Smart USA says the Insurance Institute's test dramatized a kind of collision that is "rare and extreme," representing less than 1% of all real-world crashes.
The challenge confronting the industry and its regulators will be how to break free of the "bigger and heavier equals safer" formula that the IIHS video represents, and which the auto industry has long used to argue against higher fuel-efficiency targets that threatened their profitable large vehicles.
The insurance group says one answer is to encourage more midsize vehicles that use advanced technology to boost fuel efficiency to minicar levels.
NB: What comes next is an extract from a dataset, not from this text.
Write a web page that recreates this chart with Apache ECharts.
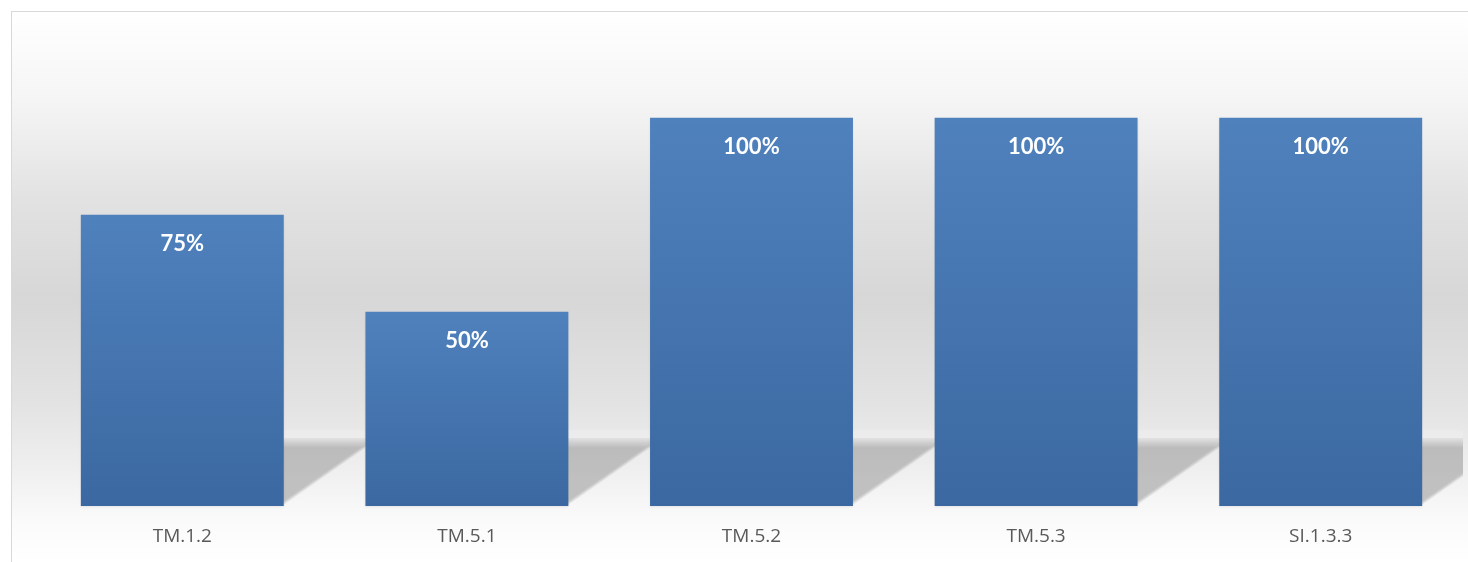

The IIHS cites cars such as the Toyota Camry hybrid; European diesel technology could achieve a similar goal. The overall driver death rate in midsize cars is 23% lower than for minicars, the group says. The downside for consumers: Hybrids and diesels cost more.
Mr. Wenzel says auto makers should move even more aggressively to combine smarter engineering and lightweight, high-strength materials such as carbon fiber to create vehicles that can effectively dissipate collision forces, but that weigh less and thus require less fuel per mile.
The government should also require large pickup trucks to be substantially more efficient, which would also likely make them more expensive, Mr. Wenzel says. People who could prove they need a truck for work could get a tax break to offset the added cost, but not people who want to use a truck as a personal commuter vehicle, he says.
"If people want to use trucks as cars," he says, they should be considered "a luxury item."